The university said last week that it could not say how much of the football program’s budget comes from student fees. In January, the university released a general breakdown of how the fees are spent after students demanded more transparency. At the time, students were charged $428 in general service fees each semester. About $400 of the fee goes toward athletics, and football is by far the most expensive sport at Akron.
While Terry Bowden, Akron’s head football coach, is among the highest-paid coaches in the Mid-American Conference, the team hasn’t had a winning season since 2005. It’s only enjoyed seven winning seasons since joining the FBS in 1987. The average salary for faculty members at Akron is $112,500 for full professors, $83,400 for associate professors, $70,300 for assistant professors and $53,700 for instructors. Bowden makes about $400,000 a season.

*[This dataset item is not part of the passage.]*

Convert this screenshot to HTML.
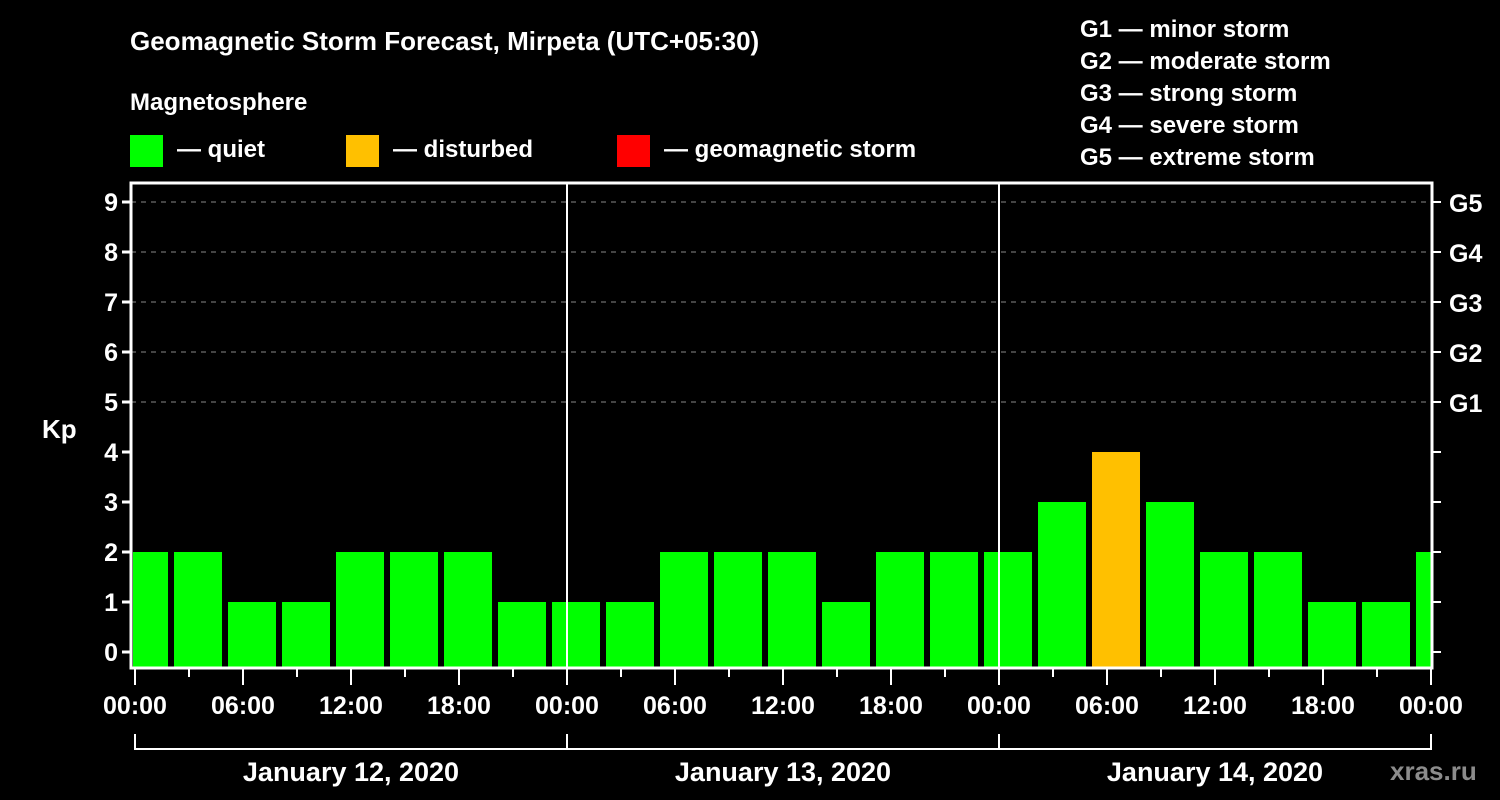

Burns said that the university is not considering the proposal to drop to the FCS or any other lower division.
“We have a beautiful world-class facility that is relatively new, and so we’re very committed to maximizing the use of that,” he said. “We also feel that the football team and the MAC conference have a strong relationship with ESPN, which is a wonderful way for the University of Akron to be on that national stage, and is an opportunity to continue to expand the brand of the university.”
Without an FBS football team, Akron would have to leave the MAC. The conference’s broadcast deal with ESPN is a lucrative one, paying the league’s 13 institution $100 million over 13 years. That amounts to about $670,000 per year per college. But the exposure the deal provides to Akron -- and the effect of that exposure -- is up for debate.
According to several studies published over the last decade, little research exists to support the idea that the success of an athletic program at an institution the size and sector of Akron influences fund-raising, college choice or the number of applicants.
In one study, published in the Journal of Sport in 2014, students at MAC institutions were asked to note where athletics ranked as a funding priority and as a factor in college choice. Only 3 percent of respondents stated that it was “extremely important,” while 73 percent stated it was “unimportant” or “extremely unimportant.”
David Ridpath, one of the study’s authors and a professor of sports administration at Ohio University, said it’s rare for an institution to enjoy those kinds of benefits outside of the so-called Power Five conferences, the wealthiest Division I leagues, of which the MAC is not a member.
“At the end of the day, people in Ohio want to watch Ohio State and the Cleveland Browns, not the University of Akron,” Ridpath said. “They need to play at a level they can afford and sustain, or not do it at all. Otherwise, there will be a point of no return where they will have to drop the program completely. I know building that stadium, they thought that the gates would open and the people would show up, but that didn’t happen.”
Rich, the Faculty Senate chair, said he thinks the high price tag of the football stadium is preventing Akron’s Board of Trustees from considering his proposal, as it would be seen as admitting that the board should not have approved the facility. (Last month, Akron’s new president, Scott Scarborough, did offer such an admission, telling the Akron Beacon Journal that he “would not have built that stadium.”)
“It’s difficult for people to make the decision to invest $60 million in building a new stadium, and then acknowledge that it was a mistake,” Rich said. “But sometimes that’s what responsible adults have to do when they make a mistake. They acknowledge it and take steps to fix it.”